Supplied entries:
<<<<
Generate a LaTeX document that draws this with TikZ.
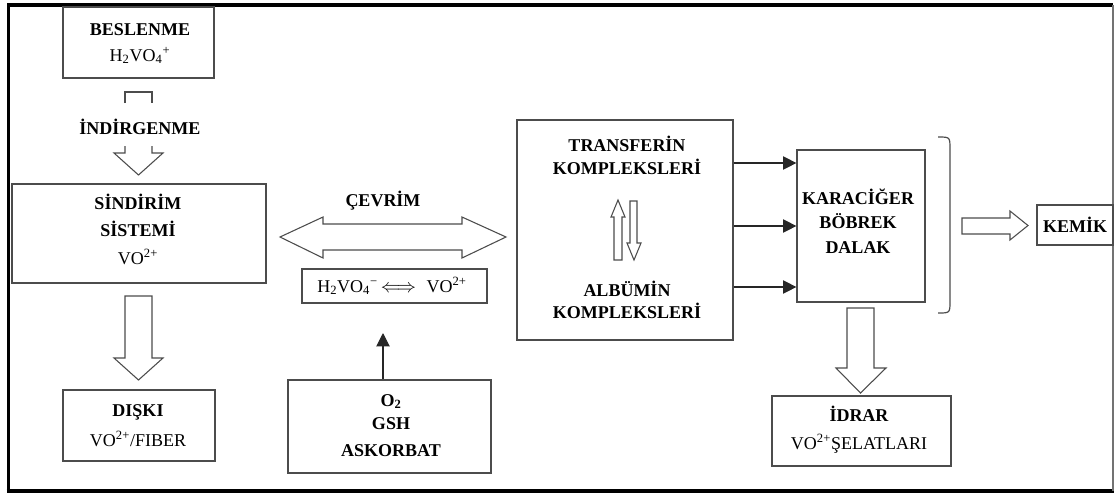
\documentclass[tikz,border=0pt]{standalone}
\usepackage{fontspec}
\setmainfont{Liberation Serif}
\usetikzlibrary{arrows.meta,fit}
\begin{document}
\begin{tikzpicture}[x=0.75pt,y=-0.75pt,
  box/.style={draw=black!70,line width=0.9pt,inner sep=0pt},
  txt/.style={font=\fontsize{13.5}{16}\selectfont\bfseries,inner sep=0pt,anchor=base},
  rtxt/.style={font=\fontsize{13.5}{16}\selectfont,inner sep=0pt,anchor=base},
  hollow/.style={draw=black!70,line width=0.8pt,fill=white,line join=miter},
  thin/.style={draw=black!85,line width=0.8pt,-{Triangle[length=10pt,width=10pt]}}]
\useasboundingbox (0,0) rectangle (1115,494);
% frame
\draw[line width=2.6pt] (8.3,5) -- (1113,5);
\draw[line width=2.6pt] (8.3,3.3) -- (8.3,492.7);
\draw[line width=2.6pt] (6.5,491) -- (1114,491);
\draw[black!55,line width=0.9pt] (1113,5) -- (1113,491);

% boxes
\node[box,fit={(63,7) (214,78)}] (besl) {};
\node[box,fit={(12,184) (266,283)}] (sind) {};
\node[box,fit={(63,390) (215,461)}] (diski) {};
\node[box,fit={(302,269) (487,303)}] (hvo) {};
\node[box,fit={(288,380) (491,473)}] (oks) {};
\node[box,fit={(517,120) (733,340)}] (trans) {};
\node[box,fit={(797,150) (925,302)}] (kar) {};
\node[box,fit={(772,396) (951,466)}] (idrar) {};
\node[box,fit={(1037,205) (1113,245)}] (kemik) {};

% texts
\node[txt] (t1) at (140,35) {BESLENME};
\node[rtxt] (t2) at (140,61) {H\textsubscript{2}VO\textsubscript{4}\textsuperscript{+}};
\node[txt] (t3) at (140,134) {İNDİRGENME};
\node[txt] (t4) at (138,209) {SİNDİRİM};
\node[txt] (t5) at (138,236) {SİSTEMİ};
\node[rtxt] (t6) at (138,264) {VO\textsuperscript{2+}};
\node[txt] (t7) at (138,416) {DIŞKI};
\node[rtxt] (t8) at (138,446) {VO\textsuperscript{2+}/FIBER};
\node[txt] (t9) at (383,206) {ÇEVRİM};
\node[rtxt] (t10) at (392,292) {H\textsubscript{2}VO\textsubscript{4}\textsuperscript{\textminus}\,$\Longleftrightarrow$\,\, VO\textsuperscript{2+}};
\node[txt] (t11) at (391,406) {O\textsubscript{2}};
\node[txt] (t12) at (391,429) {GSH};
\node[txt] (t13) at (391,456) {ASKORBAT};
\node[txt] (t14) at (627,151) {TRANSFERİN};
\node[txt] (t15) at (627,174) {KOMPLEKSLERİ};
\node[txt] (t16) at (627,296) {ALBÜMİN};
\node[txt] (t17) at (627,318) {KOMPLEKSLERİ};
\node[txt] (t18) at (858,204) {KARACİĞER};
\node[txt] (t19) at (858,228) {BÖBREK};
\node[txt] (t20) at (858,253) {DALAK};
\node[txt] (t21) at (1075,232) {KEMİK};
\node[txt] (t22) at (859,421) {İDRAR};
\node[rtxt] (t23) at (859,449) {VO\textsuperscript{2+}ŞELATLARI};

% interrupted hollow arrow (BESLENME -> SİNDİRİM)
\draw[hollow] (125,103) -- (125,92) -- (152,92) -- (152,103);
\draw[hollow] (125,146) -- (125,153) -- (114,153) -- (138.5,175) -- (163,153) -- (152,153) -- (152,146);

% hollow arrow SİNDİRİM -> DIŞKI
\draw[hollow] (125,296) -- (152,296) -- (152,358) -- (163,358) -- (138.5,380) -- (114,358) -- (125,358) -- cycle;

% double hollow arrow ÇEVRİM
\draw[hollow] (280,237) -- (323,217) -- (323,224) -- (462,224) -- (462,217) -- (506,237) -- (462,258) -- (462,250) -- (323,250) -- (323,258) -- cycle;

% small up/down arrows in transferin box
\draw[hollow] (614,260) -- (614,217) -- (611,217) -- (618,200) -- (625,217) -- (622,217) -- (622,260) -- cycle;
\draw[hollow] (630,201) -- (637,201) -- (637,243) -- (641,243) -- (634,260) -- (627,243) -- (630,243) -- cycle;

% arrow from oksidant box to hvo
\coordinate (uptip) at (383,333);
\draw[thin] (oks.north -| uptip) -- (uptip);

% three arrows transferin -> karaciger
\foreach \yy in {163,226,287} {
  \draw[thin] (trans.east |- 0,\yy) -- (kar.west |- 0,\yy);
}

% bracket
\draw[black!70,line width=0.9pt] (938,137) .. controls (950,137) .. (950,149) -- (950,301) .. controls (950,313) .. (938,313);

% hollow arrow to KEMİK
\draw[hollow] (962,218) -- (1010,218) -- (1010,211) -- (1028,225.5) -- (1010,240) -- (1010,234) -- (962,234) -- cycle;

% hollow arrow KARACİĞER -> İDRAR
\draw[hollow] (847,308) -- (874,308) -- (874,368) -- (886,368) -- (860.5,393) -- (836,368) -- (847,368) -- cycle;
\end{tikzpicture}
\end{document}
>>>>
<<<<
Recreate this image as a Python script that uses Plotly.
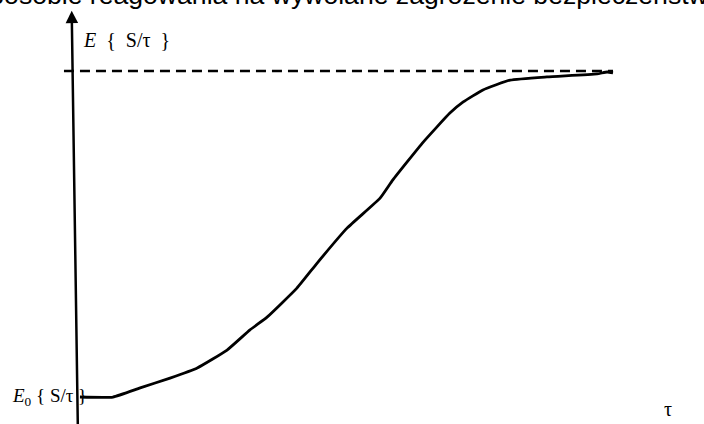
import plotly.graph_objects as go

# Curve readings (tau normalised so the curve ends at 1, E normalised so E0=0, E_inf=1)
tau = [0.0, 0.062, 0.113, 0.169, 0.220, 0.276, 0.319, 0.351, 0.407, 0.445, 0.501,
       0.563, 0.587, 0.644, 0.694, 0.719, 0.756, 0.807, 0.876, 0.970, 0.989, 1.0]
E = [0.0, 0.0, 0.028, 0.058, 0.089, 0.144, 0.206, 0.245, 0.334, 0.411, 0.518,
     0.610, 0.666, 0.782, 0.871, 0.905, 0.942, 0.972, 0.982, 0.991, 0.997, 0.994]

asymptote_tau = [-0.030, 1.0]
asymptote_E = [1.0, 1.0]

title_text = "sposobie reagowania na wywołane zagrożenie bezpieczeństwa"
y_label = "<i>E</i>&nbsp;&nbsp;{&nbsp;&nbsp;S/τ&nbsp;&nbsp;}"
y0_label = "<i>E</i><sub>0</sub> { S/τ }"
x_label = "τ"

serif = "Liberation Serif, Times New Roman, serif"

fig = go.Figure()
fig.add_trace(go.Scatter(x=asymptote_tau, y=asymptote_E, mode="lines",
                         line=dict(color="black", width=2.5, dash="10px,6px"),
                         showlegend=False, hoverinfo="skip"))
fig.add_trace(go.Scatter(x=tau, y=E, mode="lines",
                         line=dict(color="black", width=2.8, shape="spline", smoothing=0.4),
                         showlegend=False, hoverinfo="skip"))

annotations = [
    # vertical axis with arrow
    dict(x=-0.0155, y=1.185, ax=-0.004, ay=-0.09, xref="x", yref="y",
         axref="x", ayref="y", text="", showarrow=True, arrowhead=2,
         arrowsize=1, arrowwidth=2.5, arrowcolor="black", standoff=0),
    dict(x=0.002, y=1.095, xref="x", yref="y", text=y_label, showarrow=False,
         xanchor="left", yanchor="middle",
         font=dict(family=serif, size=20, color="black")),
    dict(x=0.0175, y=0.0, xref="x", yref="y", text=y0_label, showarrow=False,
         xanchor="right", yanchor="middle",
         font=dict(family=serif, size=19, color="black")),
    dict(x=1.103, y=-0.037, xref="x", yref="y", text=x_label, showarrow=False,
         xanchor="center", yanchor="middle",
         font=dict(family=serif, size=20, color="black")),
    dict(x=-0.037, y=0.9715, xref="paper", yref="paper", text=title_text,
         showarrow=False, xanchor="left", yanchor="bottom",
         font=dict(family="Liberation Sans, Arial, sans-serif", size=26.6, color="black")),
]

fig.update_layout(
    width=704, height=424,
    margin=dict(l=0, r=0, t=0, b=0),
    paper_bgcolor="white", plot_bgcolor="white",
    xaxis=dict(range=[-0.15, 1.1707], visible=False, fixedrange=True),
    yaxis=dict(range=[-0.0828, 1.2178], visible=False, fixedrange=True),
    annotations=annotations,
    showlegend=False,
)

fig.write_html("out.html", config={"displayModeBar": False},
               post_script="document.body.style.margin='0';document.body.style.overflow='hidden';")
>>>>
Using the entries above, extract exactly the lines from the one that contains "Recreate this image" through the one that contains "Serif, Times New". Do not carry over any pictures.

Solution to this exercise:
Recreate this image as a Python script that uses Plotly.
import plotly.graph_objects as go

# Curve readings (tau normalised so the curve ends at 1, E normalised so E0=0, E_inf=1)
tau = [0.0, 0.062, 0.113, 0.169, 0.220, 0.276, 0.319, 0.351, 0.407, 0.445, 0.501,
       0.563, 0.587, 0.644, 0.694, 0.719, 0.756, 0.807, 0.876, 0.970, 0.989, 1.0]
E = [0.0, 0.0, 0.028, 0.058, 0.089, 0.144, 0.206, 0.245, 0.334, 0.411, 0.518,
     0.610, 0.666, 0.782, 0.871, 0.905, 0.942, 0.972, 0.982, 0.991, 0.997, 0.994]

asymptote_tau = [-0.030, 1.0]
asymptote_E = [1.0, 1.0]

title_text = "sposobie reagowania na wywołane zagrożenie bezpieczeństwa"
y_label = "<i>E</i>&nbsp;&nbsp;{&nbsp;&nbsp;S/τ&nbsp;&nbsp;}"
y0_label = "<i>E</i><sub>0</sub> { S/τ }"
x_label = "τ"

serif = "Liberation Serif, Times New Roman, serif"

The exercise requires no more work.